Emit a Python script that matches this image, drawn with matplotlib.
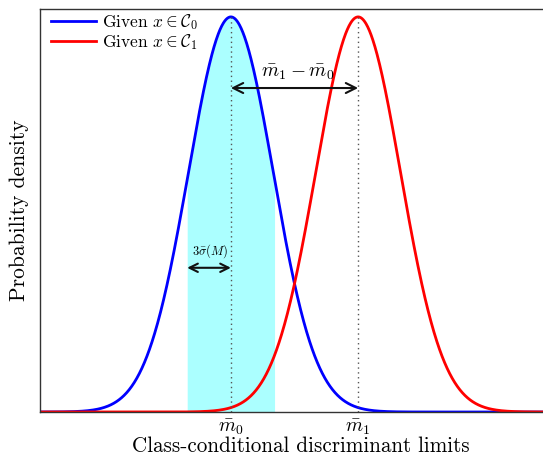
import numpy as np
import matplotlib
matplotlib.use("Agg")
import matplotlib.pyplot as plt

# data
means = [0.0, 3.0]
sigma = 1.0
series_labels = [r"Given $x \in \mathcal{C}_0$", r"Given $x \in \mathcal{C}_1$"]
series_colors = ["blue", "red"]
tick_labels = [r"$\bar{m}_0$", r"$\bar{m}_1$"]
shade_halfwidth = 1.03
xlim = (-4.5, 7.5)

plt.rcParams["mathtext.fontset"] = "cm"
plt.rcParams["font.family"] = ["cmr10", "DejaVu Serif"]
plt.rcParams["axes.unicode_minus"] = False

fig = plt.figure(figsize=(5.43, 4.57), dpi=100)
ax = fig.add_axes([40/543, 1-412/457, (549-40)/543, (412-9)/457])

x = np.linspace(xlim[0], xlim[1], 1200)
def pdf(x, m):
    return np.exp(-0.5*((x-m)/sigma)**2)/(sigma*np.sqrt(2*np.pi))
peak = pdf(0, 0)

xs = np.linspace(means[0]-shade_halfwidth, means[0]+shade_halfwidth, 300)
ax.fill_between(xs, 0, pdf(xs, means[0]), color="cyan", alpha=0.33, lw=0)
for m, lab, c in zip(means, series_labels, series_colors):
    ax.plot(x, pdf(x, m), color=c, lw=2, label=lab)
for m in means:
    ax.plot([m, m], [0, peak], ls=(0, (1, 2.5)), color="#555555", lw=1)

ax.set_xlim(*xlim)
ax.set_ylim(0, peak*1.02)
ax.set_xticks(means)
ax.set_xticklabels(tick_labels, fontsize=14)
ax.set_yticks([])
ax.tick_params(axis="x", length=0, pad=4)
for s in ["left", "top", "bottom", "right"]:
    ax.spines[s].set_color("#333333")
    ax.spines[s].set_linewidth(1.0)

ax.annotate("", xy=(means[1], peak*0.82), xytext=(means[0], peak*0.82),
            arrowprops=dict(arrowstyle="<->", color="#111111", lw=1.5, mutation_scale=18,
                            shrinkA=0, shrinkB=0))
ax.text((means[0]+means[1])/2 + 0.08, peak*0.835, r"$\bar{m}_1 - \bar{m}_0$", ha="center", va="bottom", fontsize=14)

ax.annotate("", xy=(means[0]-shade_halfwidth, peak*0.365), xytext=(means[0], peak*0.365),
            arrowprops=dict(arrowstyle="<->", color="#111111", lw=1.5, mutation_scale=15,
                            shrinkA=0, shrinkB=0))
ax.text(means[0]-shade_halfwidth/2 + 0.03, peak*0.385, r"$3\bar{\sigma}(M)$", ha="center", va="bottom", fontsize=9)

ax.set_xlabel("Class-conditional discriminant limits", fontsize=15.2, labelpad=0)
ax.xaxis.set_label_coords(0.513, -0.109)
ax.xaxis.label.set_va("bottom")
ax.set_ylabel("Probability density", fontsize=15.5, labelpad=8)

ax.legend(loc="upper left", frameon=False, fontsize=12.5, handlelength=2.6,
          borderaxespad=0.0, borderpad=0.2, handletextpad=0.35, labelspacing=0.0,
          bbox_to_anchor=(0.014, 1.0))

fig.savefig("out.png", dpi=100)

§ Task objective: Please reproduce the listing exactly from its opening line through the line that contains "import matplotlib.pyplot as plt", both included, with all pictures omitted.

§ Task response:
Emit a Python script that matches this image, drawn with matplotlib.
import numpy as np
import matplotlib
matplotlib.use("Agg")
import matplotlib.pyplot as plt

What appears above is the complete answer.